Start
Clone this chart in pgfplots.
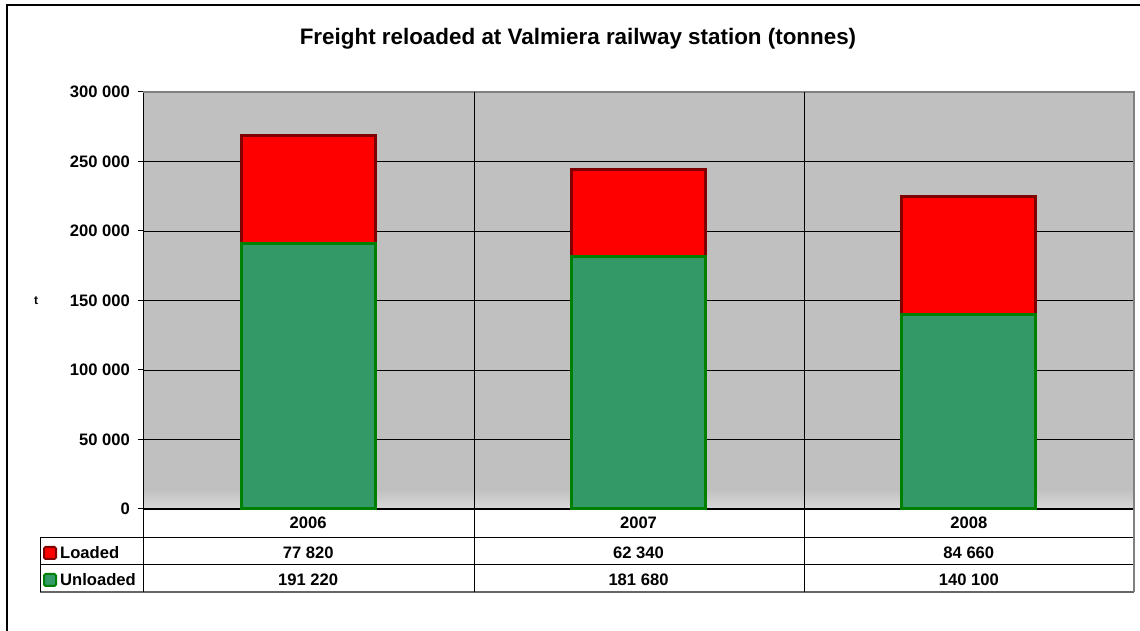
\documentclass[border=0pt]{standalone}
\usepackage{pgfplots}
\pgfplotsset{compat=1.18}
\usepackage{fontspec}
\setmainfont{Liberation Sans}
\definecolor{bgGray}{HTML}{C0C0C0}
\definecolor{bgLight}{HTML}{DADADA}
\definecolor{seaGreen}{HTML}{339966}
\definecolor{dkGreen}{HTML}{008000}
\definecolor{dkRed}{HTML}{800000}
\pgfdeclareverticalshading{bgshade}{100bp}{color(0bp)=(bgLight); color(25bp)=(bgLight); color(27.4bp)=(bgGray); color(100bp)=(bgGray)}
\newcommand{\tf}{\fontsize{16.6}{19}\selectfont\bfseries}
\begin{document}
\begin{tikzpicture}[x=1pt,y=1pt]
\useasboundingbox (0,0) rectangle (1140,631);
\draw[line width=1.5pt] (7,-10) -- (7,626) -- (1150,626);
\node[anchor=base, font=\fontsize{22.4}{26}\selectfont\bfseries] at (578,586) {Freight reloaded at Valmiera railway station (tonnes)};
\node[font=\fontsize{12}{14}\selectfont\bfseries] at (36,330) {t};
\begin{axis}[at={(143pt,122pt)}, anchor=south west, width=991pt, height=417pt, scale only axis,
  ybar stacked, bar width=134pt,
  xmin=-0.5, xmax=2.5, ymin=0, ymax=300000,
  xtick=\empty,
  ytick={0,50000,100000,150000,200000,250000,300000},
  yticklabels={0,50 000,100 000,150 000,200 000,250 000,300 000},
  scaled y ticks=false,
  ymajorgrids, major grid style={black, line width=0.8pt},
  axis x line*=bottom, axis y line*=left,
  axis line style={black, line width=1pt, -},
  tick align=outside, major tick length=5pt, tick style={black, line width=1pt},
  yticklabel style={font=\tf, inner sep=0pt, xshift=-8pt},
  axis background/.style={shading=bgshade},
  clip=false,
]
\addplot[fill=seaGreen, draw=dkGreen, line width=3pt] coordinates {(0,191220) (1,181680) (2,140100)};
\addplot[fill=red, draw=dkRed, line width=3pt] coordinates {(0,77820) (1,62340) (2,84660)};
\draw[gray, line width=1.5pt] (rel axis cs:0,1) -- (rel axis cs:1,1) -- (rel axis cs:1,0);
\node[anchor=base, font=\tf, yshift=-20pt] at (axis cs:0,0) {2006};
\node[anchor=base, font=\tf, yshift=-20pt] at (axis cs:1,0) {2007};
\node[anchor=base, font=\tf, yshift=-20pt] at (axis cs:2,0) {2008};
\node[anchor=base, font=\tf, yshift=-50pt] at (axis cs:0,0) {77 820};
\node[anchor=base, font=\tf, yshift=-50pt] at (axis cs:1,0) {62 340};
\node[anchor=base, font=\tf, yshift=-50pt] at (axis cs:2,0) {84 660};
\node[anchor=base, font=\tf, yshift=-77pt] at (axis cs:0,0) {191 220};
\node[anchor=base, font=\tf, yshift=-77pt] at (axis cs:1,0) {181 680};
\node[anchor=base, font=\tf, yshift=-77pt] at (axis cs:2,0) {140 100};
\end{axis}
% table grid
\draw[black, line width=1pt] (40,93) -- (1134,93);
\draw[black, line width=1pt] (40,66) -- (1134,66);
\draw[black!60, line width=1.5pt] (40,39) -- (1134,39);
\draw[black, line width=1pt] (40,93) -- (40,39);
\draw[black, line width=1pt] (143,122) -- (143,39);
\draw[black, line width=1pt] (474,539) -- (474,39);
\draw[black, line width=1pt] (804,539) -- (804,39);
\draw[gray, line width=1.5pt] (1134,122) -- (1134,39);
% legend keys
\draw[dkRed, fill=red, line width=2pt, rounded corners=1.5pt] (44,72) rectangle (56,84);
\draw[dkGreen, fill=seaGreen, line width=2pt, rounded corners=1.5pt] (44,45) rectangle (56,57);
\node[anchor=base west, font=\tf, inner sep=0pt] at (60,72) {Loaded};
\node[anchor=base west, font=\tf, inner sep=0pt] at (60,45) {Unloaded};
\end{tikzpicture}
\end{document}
End
* _Objective_: Reproduce the material above in full, exactly, with no images.

* _Problem solution_:
Clone this chart in pgfplots.
\documentclass[border=0pt]{standalone}
\usepackage{pgfplots}
\pgfplotsset{compat=1.18}
\usepackage{fontspec}
\setmainfont{Liberation Sans}
\definecolor{bgGray}{HTML}{C0C0C0}
\definecolor{bgLight}{HTML}{DADADA}
\definecolor{seaGreen}{HTML}{339966}
\definecolor{dkGreen}{HTML}{008000}
\definecolor{dkRed}{HTML}{800000}
\pgfdeclareverticalshading{bgshade}{100bp}{color(0bp)=(bgLight); color(25bp)=(bgLight); color(27.4bp)=(bgGray); color(100bp)=(bgGray)}
\newcommand{\tf}{\fontsize{16.6}{19}\selectfont\bfseries}
\begin{document}
\begin{tikzpicture}[x=1pt,y=1pt]
\useasboundingbox (0,0) rectangle (1140,631);
\draw[line width=1.5pt] (7,-10) -- (7,626) -- (1150,626);
\node[anchor=base, font=\fontsize{22.4}{26}\selectfont\bfseries] at (578,586) {Freight reloaded at Valmiera railway station (tonnes)};
\node[font=\fontsize{12}{14}\selectfont\bfseries] at (36,330) {t};
\begin{axis}[at={(143pt,122pt)}, anchor=south west, width=991pt, height=417pt, scale only axis,
  ybar stacked, bar width=134pt,
  xmin=-0.5, xmax=2.5, ymin=0, ymax=300000,
  xtick=\empty,
  ytick={0,50000,100000,150000,200000,250000,300000},
  yticklabels={0,50 000,100 000,150 000,200 000,250 000,300 000},
  scaled y ticks=false,
  ymajorgrids, major grid style={black, line width=0.8pt},
  axis x line*=bottom, axis y line*=left,
  axis line style={black, line width=1pt, -},
  tick align=outside, major tick length=5pt, tick style={black, line width=1pt},
  yticklabel style={font=\tf, inner sep=0pt, xshift=-8pt},
  axis background/.style={shading=bgshade},
  clip=false,
]
\addplot[fill=seaGreen, draw=dkGreen, line width=3pt] coordinates {(0,191220) (1,181680) (2,140100)};
\addplot[fill=red, draw=dkRed, line width=3pt] coordinates {(0,77820) (1,62340) (2,84660)};
\draw[gray, line width=1.5pt] (rel axis cs:0,1) -- (rel axis cs:1,1) -- (rel axis cs:1,0);
\node[anchor=base, font=\tf, yshift=-20pt] at (axis cs:0,0) {2006};
\node[anchor=base, font=\tf, yshift=-20pt] at (axis cs:1,0) {2007};
\node[anchor=base, font=\tf, yshift=-20pt] at (axis cs:2,0) {2008};
\node[anchor=base, font=\tf, yshift=-50pt] at (axis cs:0,0) {77 820};
\node[anchor=base, font=\tf, yshift=-50pt] at (axis cs:1,0) {62 340};
\node[anchor=base, font=\tf, yshift=-50pt] at (axis cs:2,0) {84 660};
\node[anchor=base, font=\tf, yshift=-77pt] at (axis cs:0,0) {191 220};
\node[anchor=base, font=\tf, yshift=-77pt] at (axis cs:1,0) {181 680};
\node[anchor=base, font=\tf, yshift=-77pt] at (axis cs:2,0) {140 100};
\end{axis}
% table grid
\draw[black, line width=1pt] (40,93) -- (1134,93);
\draw[black, line width=1pt] (40,66) -- (1134,66);
\draw[black!60, line width=1.5pt] (40,39) -- (1134,39);
\draw[black, line width=1pt] (40,93) -- (40,39);
\draw[black, line width=1pt] (143,122) -- (143,39);
\draw[black, line width=1pt] (474,539) -- (474,39);
\draw[black, line width=1pt] (804,539) -- (804,39);
\draw[gray, line width=1.5pt] (1134,122) -- (1134,39);
% legend keys
\draw[dkRed, fill=red, line width=2pt, rounded corners=1.5pt] (44,72) rectangle (56,84);
\draw[dkGreen, fill=seaGreen, line width=2pt, rounded corners=1.5pt] (44,45) rectangle (56,57);
\node[anchor=base west, font=\tf, inner sep=0pt] at (60,72) {Loaded};
\node[anchor=base west, font=\tf, inner sep=0pt] at (60,45) {Unloaded};
\end{tikzpicture}
\end{document}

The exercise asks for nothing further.